H. E. Ahmed Abdallah Mohamed Sambi, The President of Comoros,
H.E. Rupiah Banda, The President of Zambia,
H. E. Joseph Deiss, President of the GA,
Dr. Supachai Panitchpakdi, Secretary-General of UNCTAD,
Dr. Francis, Head of the International Chamber of Commerce and Industry,
Ladies and Gentlemen,
It gives me immense pleasure to address this special event on “A new partnership for LDCs’ development: Invest in the poor, for the poor and with the poor”. I would like to seize this opportunity to express my deep appreciation to UNCTAD, and the International Chamber of Commerce for organizing this important event, which addresses one of the vital development priorities identified by LDCs and their development partners.
The LDCs experienced increased economic growth under the Brussels Programme of Action. However this economic growth has not been accompanied by structural transformation and economic diversification. LDCs’ productive capacities remain weak due to lack of financial resources, poor infrastructure, and lack of technological innovation and adaptation, among others. Emerging multiple global challenges that include rising food and fuel prices, economic and financial crises and climate change have exacerbated the situation.
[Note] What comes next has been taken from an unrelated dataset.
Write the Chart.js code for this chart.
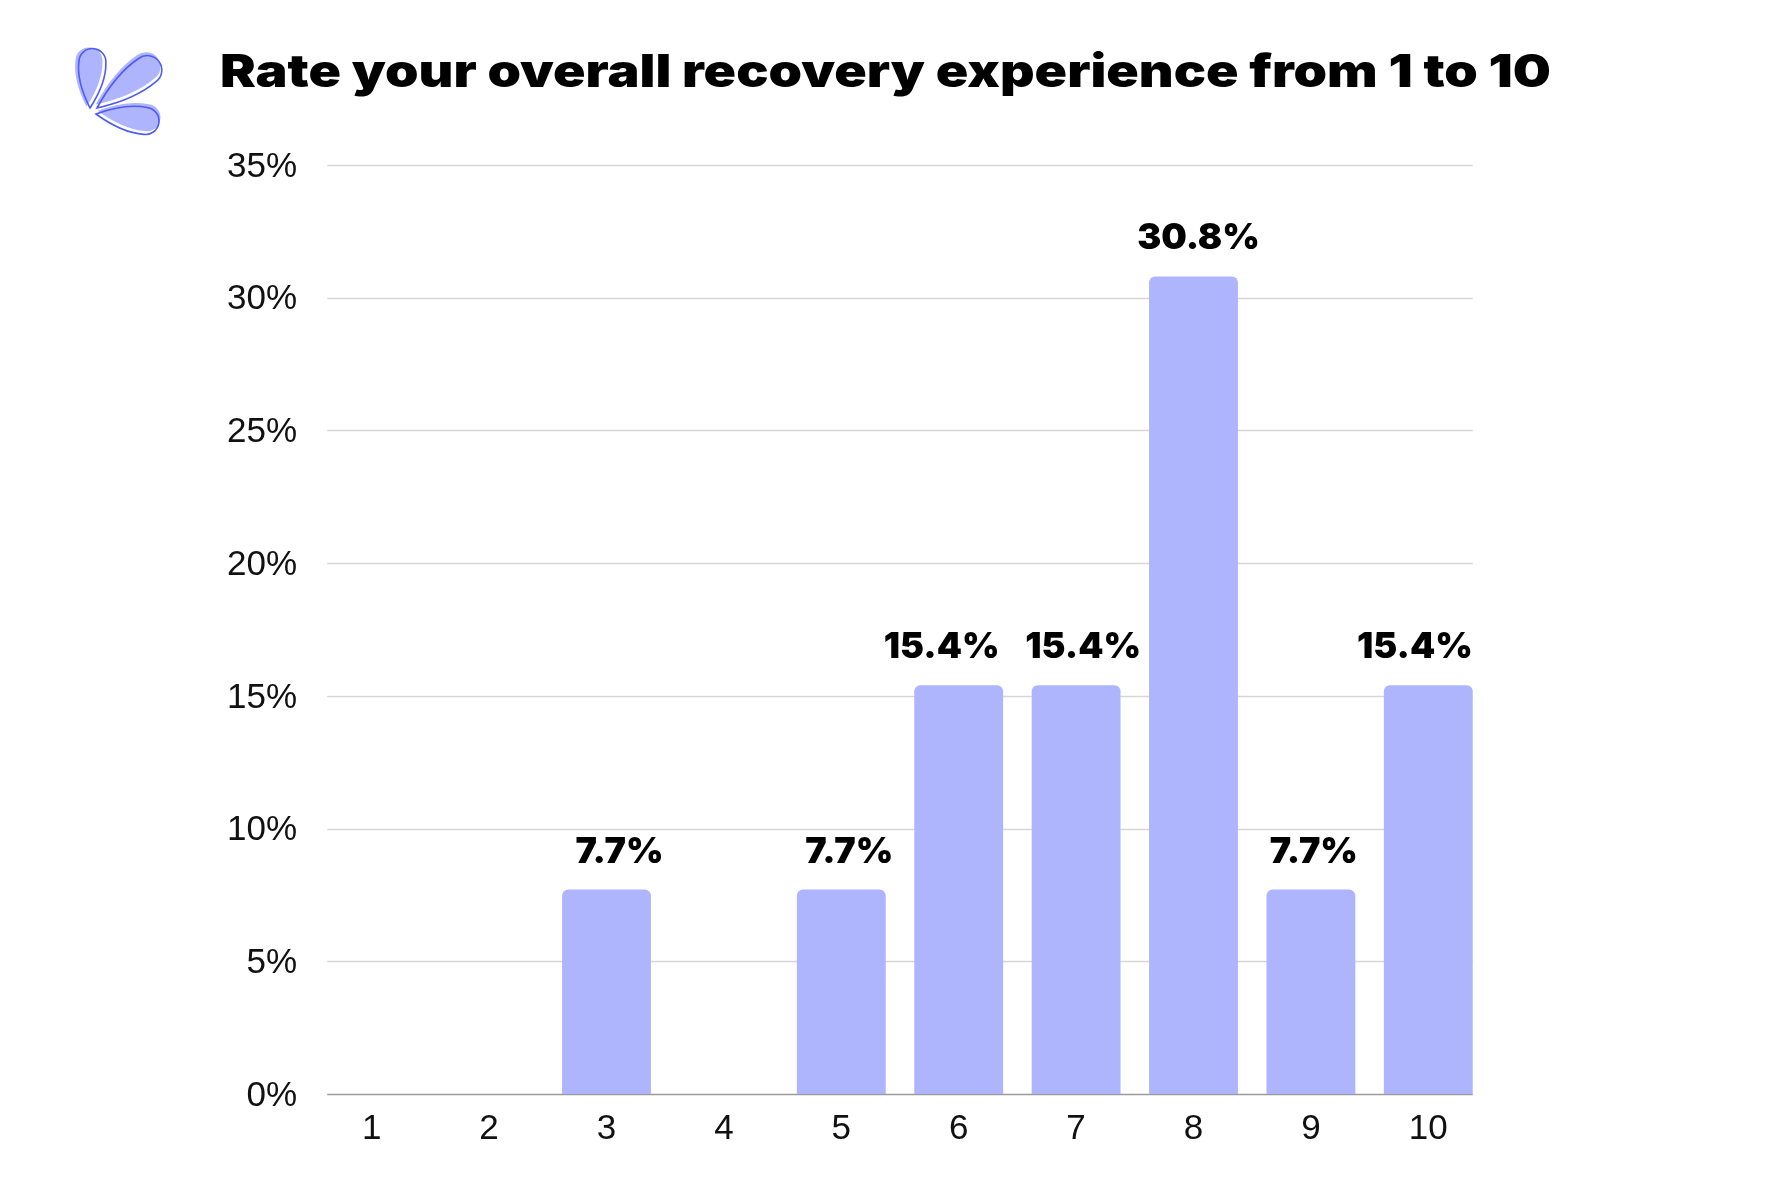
<!DOCTYPE html>
<html>
<head>
<meta charset="utf-8">
<script src="https://cdn.jsdelivr.net/npm/chart.js@4"></script>
<style>
  html, body { margin: 0; padding: 0; background: #ffffff; }
  #wrap { position: relative; width: 1772px; height: 1181px; overflow: hidden; }
  #title {
    position: absolute; left: 220px; top: 40px;
    font-family: Inter, "Noto Sans", sans-serif; font-weight: 900;
    font-size: 45px; color: #000; letter-spacing: 0px; white-space: nowrap;
    line-height: 62px; transform-origin: 0 50%;
  }
  #logo { position: absolute; left: 60px; top: 30px; }
  canvas { position: absolute; left: 0; top: 0; }
</style>
</head>
<body>
<div id="wrap">
  <svg id="logo" width="120" height="120" viewBox="60 30 120 120">
    <defs>
      <path id="p1" d="M0,0 Q26,-15 46,-13.5 A13.5,13.5 0 0 1 46,13.5 Q26,15 0,0 Z"/>
      <path id="p2" d="M0,0 Q35,-16 63,-14.5 A14.5,14.5 0 0 1 63,14.5 Q35,16 0,0 Z"/>
      <path id="p3" d="M0,0 Q28,-15 50,-13.5 A13.5,13.5 0 0 1 50,13.5 Q28,15 0,0 Z"/>
    </defs>
    <g transform="translate(90,108) rotate(-87)">
      <use href="#p1" fill="#AFB5FD" transform="translate(1,-3.5)"/>
      <use href="#p1" fill="none" stroke="#4F5BF5" stroke-width="1.6"/>
    </g>
    <g transform="translate(97,108) rotate(-37)">
      <use href="#p2" fill="#AFB5FD" transform="translate(1,-3.5)"/>
      <use href="#p2" fill="none" stroke="#4F5BF5" stroke-width="1.6"/>
    </g>
    <g transform="translate(96,114) rotate(8)">
      <use href="#p3" fill="#AFB5FD" transform="translate(1,-3.5)"/>
      <use href="#p3" fill="none" stroke="#4F5BF5" stroke-width="1.6"/>
    </g>
  </svg>
  <div id="title">Rate your overall recovery experience from 1 to 10</div>
  <canvas id="chart" width="1772" height="1181"></canvas>
</div>
<script>
const categories = ['1', '2', '3', '4', '5', '6', '7', '8', '9', '10'];
const percentages = [0, 0, 7.7, 0, 7.7, 15.4, 15.4, 30.8, 7.7, 15.4];
const yTicks = [0, 5, 10, 15, 20, 25, 30, 35];

const barColor = '#AFB5FD';

// fit title width to the reference span
(function () {
  const t = document.getElementById('title');
  const w = t.getBoundingClientRect().width;
  const target = 1331;
  t.style.transform = 'scaleX(' + (target / w) + ')';
})();

const gridPlugin = {
  id: 'customGrid',
  beforeDatasetsDraw(chart) {
    const ctx = chart.ctx;
    const meta = chart.getDatasetMeta(0);
    const first = meta.data[0], last = meta.data[meta.data.length - 1];
    const left = first.x - first.width / 2;
    const right = last.x + last.width / 2;
    const y = chart.scales.y;
    ctx.save();
    y.ticks.forEach(t => {
      const py = Math.round(y.getPixelForValue(t.value)) + 0.5;
      ctx.beginPath();
      if (t.value === 0) {
        ctx.strokeStyle = '#9a9a9a';
        ctx.lineWidth = 1.6;
      } else {
        ctx.strokeStyle = '#d6d6d6';
        ctx.lineWidth = 1.4;
      }
      ctx.moveTo(left, py);
      ctx.lineTo(right, py);
      ctx.stroke();
    });
    ctx.restore();
  }
};

// horizontal nudges of value labels (style only), in px
const labelNudge = { 2: 13, 4: 8, 5: -17, 6: 7, 7: 5, 8: 3 };

const labelPlugin = {
  id: 'valueLabels',
  afterDatasetsDraw(chart) {
    const ctx = chart.ctx;
    const meta = chart.getDatasetMeta(0);
    const last = meta.data[meta.data.length - 1];
    const rightEdge = last.x + last.width / 2;
    ctx.save();
    ctx.font = '900 36px Inter, "Noto Sans", sans-serif';
    ctx.fillStyle = '#000';
    ctx.textBaseline = 'alphabetic';
    meta.data.forEach((bar, i) => {
      const v = percentages[i];
      if (!v) return;
      const txt = v.toFixed(1) + '%';
      const w = ctx.measureText(txt).width;
      let cx = bar.x + (labelNudge[i] || 0);
      if (cx + w / 2 > rightEdge) cx = rightEdge - w / 2;
      ctx.textAlign = 'center';
      ctx.fillText(txt, cx, bar.y - 27);
    });
    ctx.restore();
  }
};

new Chart(document.getElementById('chart'), {
  type: 'bar',
  data: {
    labels: categories,
    datasets: [{
      data: percentages,
      backgroundColor: barColor,
      borderWidth: 0,
      borderRadius: { topLeft: 6, topRight: 6, bottomLeft: 0, bottomRight: 0 },
      borderSkipped: 'bottom',
      barPercentage: 0.757,
      categoryPercentage: 1.0
    }]
  },
  options: {
    responsive: false,
    animation: false,
    devicePixelRatio: 1,
    layout: { padding: { left: 0, right: 285, top: 165, bottom: 0 } },
    plugins: { legend: { display: false }, tooltip: { enabled: false }, title: { display: false } },
    scales: {
      x: {
        offset: true,
        grid: { display: false, drawTicks: false },
        border: { display: false },
        ticks: {
          padding: 14,
          color: '#111',
          font: { family: '"Liberation Sans", Arial, sans-serif', size: 35 }
        },
        afterFit(scale) { scale.height = 87; }
      },
      y: {
        min: 0, max: 35,
        afterBuildTicks(scale) { scale.ticks = yTicks.map(v => ({ value: v })); },
        grid: { display: false, drawTicks: false },
        border: { display: false },
        ticks: {
          padding: 16,
          labelOffset: 2,
          color: '#111',
          font: { family: '"Liberation Sans", Arial, sans-serif', size: 35 },
          callback: v => v + '%'
        },
        afterFit(scale) { scale.width = 313; }
      }
    }
  },
  plugins: [gridPlugin, labelPlugin]
});
</script>
</body>
</html>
The key to sustained economic growth and poverty reduction in LDCs is the development of productive capacities and the concomitant expansion of productive employment opportunities. Foreign direct investment is crucial in this process, as it is a source of finance for investment in productive capacities and the principal means for acquiring technology and other intangible assets, production and marketing skills, enhance competitiveness and entrepreneurship, employment generation and poverty reduction and thus foster the structural transformation of LDCs’ economies. Foreign Direct Investment flows to LDCs increased significantly between 2000 and 2008, from $4.1 billion to $33.1 billion in 2008. However most of it was channelled to the extractive sector thereby minimising its impact on poverty reduction. As we prepare for the new decade, let me quickly highlight key areas that need to be addressed in order to ensure that FDI can help support LDCs to overcome their structural constraints, boost their productive capacity, generate sustained and inclusive growth and lead to poverty reduction.
Firstly, in this new decade FDI should be channelled to other fields besides the extractive sector including industry, agriculture, physical infrastructure especially energy, transport and communications and social infrastructure. This will increase the linkages between the benefits of the investments and the rest of the economy. I would also like to urge you to maximize the benefits of increased FDI on accelerated reduction of poverty, inequality and marginalization by targeting directly the employment of the poor, the vulnerable and women and aim to enhance their productivity.
Secondly, increased inflows of FDI depend on a variety of factors, including a favourable business climate in LDCs. I urge you to implement policies aimed at attracting foreign direct investment including establishing a stable economic, legal, and institutional framework, promoting a conducive macroeconomic environment, good governance, and democracy, and provision of investment guarantees, tax holidays, profit repatriation and liberalization of administrative procedures.
Thirdly, I wish to emphasize Governments of development partners should adopt and implement economic, financial and legal incentives to encourage their investors to bring their capital into LDCs, such as, investment and credit risk guarantees, co-financing, tax exemptions and information on investment opportunities in LDCs. I also urge developed countries to assist LDCs in their efforts to improve their investment climate by strengthening their capacity building and institutional mechanisms.
Lastly, the emerging economies are also now contributing to the increase in FDI flows to least developed countries. I call upon the emerging economies to adopt an investment preference regime that encourages their corporations to invest in LDCs.
In conclusion, I wish to call upon the UN system and the International Chamber of Commerce and other private and non-governmental and international organizations to support LDCs in mobilizing the much needed private investment, and in developing the relevant skills and capacity to be able to derive optimal development benefits from foreign direct investment.
I thank you all for your kind attention.